LA POLITIQUE DU PIRE
par Marc Kravetz
(Libération, 9-12-1992)
Une fois prononcé le verdict contre les huit députés kurdes, madame le Premier ministre de Turquie a sobrement commenté » La justice turque est indépendante. En aurait-on douté ? Certes, si l'on prend à la lettre la procédure du tribunal d'Ankara, les huit parlementaires ont selon la formule, » sauvé leur tête . Ils ne le doivent cependant ni à l'habileté de leurs avocats, qui ont boycotté l'audience, ni à la qualité de leur propre défense - ils avaient renoncé à toute déclaration. Une petite manipulation de la procédure a suffi.
Accusés de » séparatisme et d'» atteinte à la sûreté de l'Etat , les huit parlementaires étaient jugés au nom de l'article 125 du code pénal turc qui prévoit la mort pour peine maximale, et le procureur de l'Etat, Nusret Demiral, n'en imaginait évidemment pas d'autre à l'heure de requérir. Puis, miracle, la cour s'est soudain avisée que les accusés n'étaient en réalité coupables qu'au regard d'autres articles qui punissent » seulement de quinze ans de prison la » constitution de bande armée , voire moins s'il s'agit seulement d'aide ou de complicité avec ladite bande.
Le cas des huit parlementaires, on le sait, ne relevait en vérité d'aucun des articles du code pénal.

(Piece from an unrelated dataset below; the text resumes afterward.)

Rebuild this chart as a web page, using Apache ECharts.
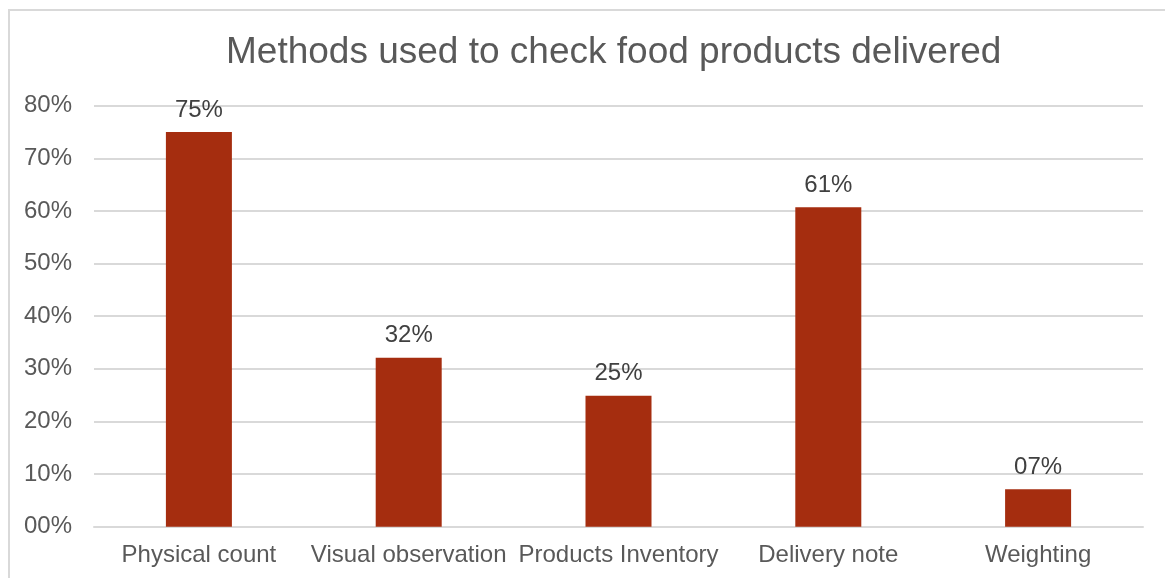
<!DOCTYPE html>
<html>
<head>
<meta charset="utf-8">
<script src="https://cdn.jsdelivr.net/npm/echarts@6/dist/echarts.min.js"></script>
<style>
html,body{margin:0;padding:0;background:#fff;}
#frame{position:absolute;left:8px;top:9px;width:1300px;height:700px;border-top:2px solid #D9D9D9;border-left:2px solid #D9D9D9;}
#chart{position:absolute;left:0;top:0;width:1165px;height:578px;}
</style>
</head>
<body>
<div id="frame"></div>
<div id="chart"></div>
<script>
const titleText = "Methods used to check food products delivered";
const categories = ["Physical count", "Visual observation", "Products Inventory", "Delivery note", "Weighting"];
const values = [75, 32.1, 24.9, 60.7, 7.1];
const yTicks = { min: 0, max: 80, interval: 10 };

function pct(v) { return String(Math.round(v)).padStart(2, '0') + '%'; }

const chart = echarts.init(document.getElementById('chart'), null, { renderer: 'canvas' });
chart.setOption({
  backgroundColor: 'transparent',
  animation: false,
  title: {
    text: titleText,
    left: 221,
    top: 29,
    textStyle: { fontFamily: 'Liberation Sans', fontSize: 37, fontWeight: 'normal', color: '#595959' }
  },
  grid: { left: 94, right: 22, top: 105.7, bottom: 51.3, containLabel: false },
  xAxis: {
    type: 'category',
    data: categories,
    axisLine: { show: true, lineStyle: { color: '#D9D9D9', width: 2 } },
    axisTick: { show: false },
    axisLabel: { fontFamily: 'Liberation Sans', fontSize: 24, color: '#595959', margin: 17, interval: 0 }
  },
  yAxis: {
    type: 'value',
    min: yTicks.min, max: yTicks.max, interval: yTicks.interval,
    axisLine: { show: false },
    axisTick: { show: false },
    splitLine: { lineStyle: { color: '#D9D9D9', width: 2 } },
    axisLabel: { fontFamily: 'Liberation Sans', fontSize: 24, color: '#595959', margin: 22, formatter: pct, padding: [3, 0, 0, 0] }
  },
  series: [{
    type: 'bar',
    data: values,
    barWidth: 66,
    itemStyle: { color: '#A52D0F' },
    label: {
      show: true, position: 'top', distance: 10,
      fontFamily: 'Liberation Sans', fontSize: 24, color: '#404040',
      formatter: p => pct(p.value)
    }
  }]
});
</script>
</body>
</html>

Ainsi, l'acte d'accusation contre Leyla Zana (quinze ans de prison) entendait par crimes »majeurs des conférences données lors d'invitations officielles à Washington ou en Europe et une phrase prononcée en kurde devant le Parlement de Turquie, laquelle vantait l'amitié traditionnelle entre les peuples turcs et kurdes... Les »crimes de ses coïnculpés étaient exactement de même nature.
Il n'y a pas eu de miracle mais un très mauvais compromis entre les pressions internationales et les visées européennes de la Turquie, d'une part, les exigences des militaires et de la droite nationaliste turque de l'autre, entre l'acquittement pur et simple, au nom de la justice, sinon du bon sens, et les potences avec lesquelles les généraux entendent résoudre la » question kurde .
Au final, un verdict aussi inique qu'absurde et qui sera entendu comme un encouragement à l'action violente. Ce à quoi précisément s'opposaient Leyla Zana et ses collègues condamnés. Le PKK n'aura lui que des raisons de s'en réjouir. Les militaires ne s'en plaindront qui, à la faveur de dix ans de guerre au Kurdistan turc, ont récupéré l'essentiel du pouvoir, et les islamistes encore moins, dont le parti ne cesse de gagner en influence depuis l'interdiction des partis kurdes légaux. Si madame Ciller a pensé qu'une telle décision de justice relevait d'une grande politique, celle-ci porte un nom malheureusement connu la politique du pire.